Im Garagen-Nebenraum folgte die Nachbehandlung. Bei 30 Grad, 90 Prozent Luftfeuchtigkeit und Dunkelheit lagern die Süßkartoffeln etwa zwei Wochen. So werden sie haltbar, die Schale härtet nach und die Stärke in der Kartoffel wird zu Zucker umgewandelt. „Erst dann hat sie ihren charakteristischen Geschmack“, sagt Hauswirtschaftsschülerin Regina Wörle. „Direkt nach der Ernte schmeckt sie eher wie eine Karotte.“
Einem ganz besonderen Süßkartoffelliebhaber hat es aber auch ohne Nachreifung schon gut geschmeckt.

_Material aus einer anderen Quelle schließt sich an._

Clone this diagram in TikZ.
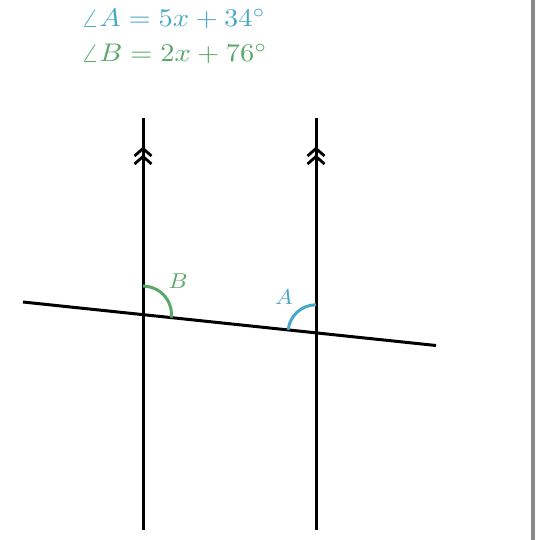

Denn zahlreiche Knollen wurden auf dem Acker von Mäusen angefressen – ein Problem, das auch schon bei den Anbauversuchen an der Landesanstalt auftrat. „Das hat uns einen gehörigen Teil der Ernte gekostet“, sagt Ferdinand Wenig etwas zerknirscht. Noch immer fischt er regelmäßig angeknabberte Knollen aus den Kisten. „Wie viel Ertrag uns am Ende übrig bleibt, wissen wir selber noch nicht genau.“ So ist das bei einem Experiment, es läuft nicht immer alles nach Plan.
Jetzt sind die Fürstenfeldbrucker Süßkartoffeln aber verkaufsbereit – und Ferdinand Wenig und Regina Wörle auf Kundensuche. In Moorenweis und Puch haben sie schon kleine Selbstbedienungshäuschen aus Holz gezimmert, in denen ihre Knollen im Ein-Kilo-Netz ausliegen. Für sechs Euro – deutlich teurer als die Importware, aber ohne chemischen Pflanzenschutz, aus der Region und mit viel Schweiß geerntet. Dazu klappern die beiden Hofläden in der Gegend ab. Auch bei ersten Restaurants haben sie ihre Kartoffeln schon in die Küche gebracht. „Bislang kommen sie super an“, sagt Regina Wörle, die selbst fleißig am Ausprobieren ist, was sich aus dem süßen Exoten alles zaubern lässt. Ihr Fazit: „Die Süßkartoffel kann viel mehr als nur Pommes.“
Beste Vorzeichen für eine Fortsetzung des Knollen-Experiments, trotz der frechen Feldmaus. „Ein Jahr ist kein Jahr“, sagt Ferdinand Wenig. Er will weiter tüfteln. „Vielleicht wird es ja ein richtiger Betriebszweig für uns.“ Der Trend auf den Speisekarten spricht für die beiden.
Die Verkaufsstände
stehen in der Kaiser-Ludwig-Straße 1 in Puch und in der Türkenfelder Straße in Moorenweis.